The past few years have become increasingly tumultuous and the Arab world has forgotten the meaning of peace. Despots and tyrants have been toppled, new regimes installed and yet the world remains as it is. It’s almost as though we want to move forward, but are too scared of what the future may hold.
With this, you still have one of the greatest of modern day wars ravaging in Syria, one of the jewels of the Middle East. Aside from the most important thing, the mass loss of lives and the thousands displaced, what is it about the destruction of Syria that makes it so hard to swallow?
The rich history
Syria has six World Heritage sites; all of these have faced extensive damage from the start of the war till now.

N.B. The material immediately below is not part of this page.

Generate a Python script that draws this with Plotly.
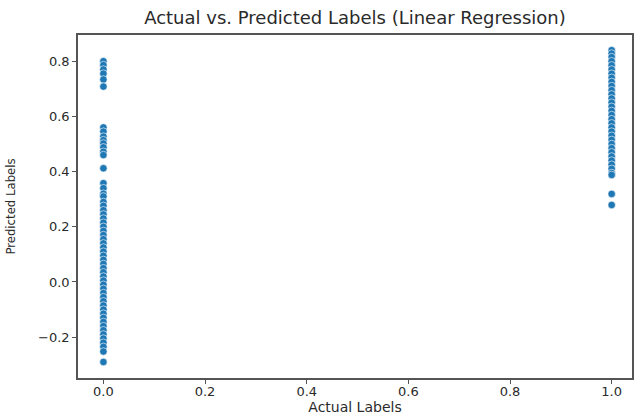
import plotly.graph_objects as go

# Predicted values for samples whose actual label is 0
pred_actual0 = [0.80, 0.786, 0.77, 0.755, 0.734, 0.708,
                0.56, 0.545, 0.527, 0.514, 0.502, 0.488, 0.472, 0.46,
                0.412,
                0.358, 0.34, 0.32, 0.31, 0.29, 0.276,
                0.26, 0.245, 0.23, 0.215, 0.2, 0.185, 0.17, 0.155, 0.14, 0.125,
                0.11, 0.095, 0.08, 0.065, 0.05, 0.035, 0.02, 0.005, -0.01, -0.025,
                -0.04, -0.055, -0.07, -0.085, -0.1, -0.115, -0.13, -0.145, -0.16,
                -0.175, -0.19, -0.205, -0.22, -0.235, -0.252, -0.29]
# Predicted values for samples whose actual label is 1
pred_actual1 = [0.84, 0.828, 0.815, 0.80, 0.785, 0.77, 0.755, 0.74, 0.725, 0.71,
                0.695, 0.68, 0.665, 0.65, 0.635, 0.62, 0.605, 0.59, 0.575, 0.56,
                0.545, 0.53, 0.515, 0.5, 0.485, 0.47, 0.455, 0.44, 0.425, 0.41,
                0.395, 0.388, 0.319, 0.279]

actual = [0.0] * len(pred_actual0) + [1.0] * len(pred_actual1)
predicted = pred_actual0 + pred_actual1

x_ticks = [0.0, 0.2, 0.4, 0.6, 0.8, 1.0]
x_labels = ["0.0", "0.2", "0.4", "0.6", "0.8", "1.0"]
y_ticks = [-0.2, 0.0, 0.2, 0.4, 0.6, 0.8]
y_labels = ["\u22120.2", "0.0", "0.2", "0.4", "0.6", "0.8"]

font_family = "DejaVu Sans"
text_color = "#2a2a2a"
line_color = "#555555"

fig = go.Figure()
fig.add_trace(go.Scatter(
    x=actual, y=predicted, mode="markers",
    marker=dict(color="#1f77b4", size=7.5, line=dict(color="white", width=0.6)),
    showlegend=False,
))

axis_common = dict(
    showgrid=False, zeroline=False, showline=True, mirror=True,
    linecolor=line_color, linewidth=1.5, ticks="outside", ticklen=4, tickwidth=1,
    tickcolor=line_color, automargin=False,
    tickfont=dict(family=font_family, size=13, color=text_color),
)

fig.update_layout(
    width=637, height=416,
    margin=dict(l=78, r=5, t=35, b=38, autoexpand=False),
    plot_bgcolor="white", paper_bgcolor="white",
    title=dict(text="Actual vs. Predicted Labels (Linear Regression)",
               x=0.5, xref="paper", xanchor="center", y=0.957, yanchor="middle",
               font=dict(family=font_family, size=18, color=text_color)),
    xaxis=dict(range=[-0.05, 1.04], tickvals=x_ticks, ticktext=x_labels,
               ticklabelstandoff=-3,
               title=dict(text="Actual Labels", standoff=0,
                          font=dict(family=font_family, size=14, color=text_color)),
               **axis_common),
    yaxis=dict(range=[-0.348, 0.895], tickvals=y_ticks, ticktext=y_labels,
               title=dict(text="Predicted Labels", standoff=20,
                          font=dict(family="DejaVu Sans Condensed, DejaVu Sans",
                                    size=13, color=text_color)),
               **axis_common),
)

fig.write_html("out.html", config={"displayModeBar": False},
               post_script="document.body.style.margin='0';document.body.style.overflow='hidden';")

- The Ancient City of Aleppo
- The Ancient City of Bosra
- The Ancient City of Damascus
- The Ancient Site of Palmyra
- The Ancient Cities of Northern Syria
- The Crac des Chevaliers
- The Qal’at Salah El-Din
- The Umayyad Mosque, also known as the Great Mosque of Damascus, is located in the old city of Damascus, is one of the largest and oldest mosques in the world. After the Arab conquest of Damascus in 634, the mosque was built on the site of a Christian basilica dedicated to John the Baptist (Yahya), honoured as a prophet by Christians and Muslims alike.
- Sayyidah Zaynab Mosque is a mosque located in the city of Sayyidah Zaynab, in the southern suburbs of Damascus, Syria. The mosque contains the grave of Zaynab, the daughter of Ali and Fatima, the daughter of the Prophet Muhammad.
The loss if livelihoods and the eldest market
Souq Al-Hamidiyah is the largest and most central market in Syria, located inside the old walled city of Damascus. It starts at Al-Thawra Street and ends at the Ummayad Mosque plaza.
Despite the ongoing strife, Snapchat stories from this previous Ramadan showed that there is still so some hope for this market and that it still has visitors.
Bakdash is an ice cream parlour that was established around 1885 in Souq Al-Hamidiyah in the old city of Damascus. It is famous for its pistachio covered booza, a pounded ice cream with an elastic texture made from mastic (Arabic gum). The parlour is famous around the Arab world and used to be a popular tourist attraction.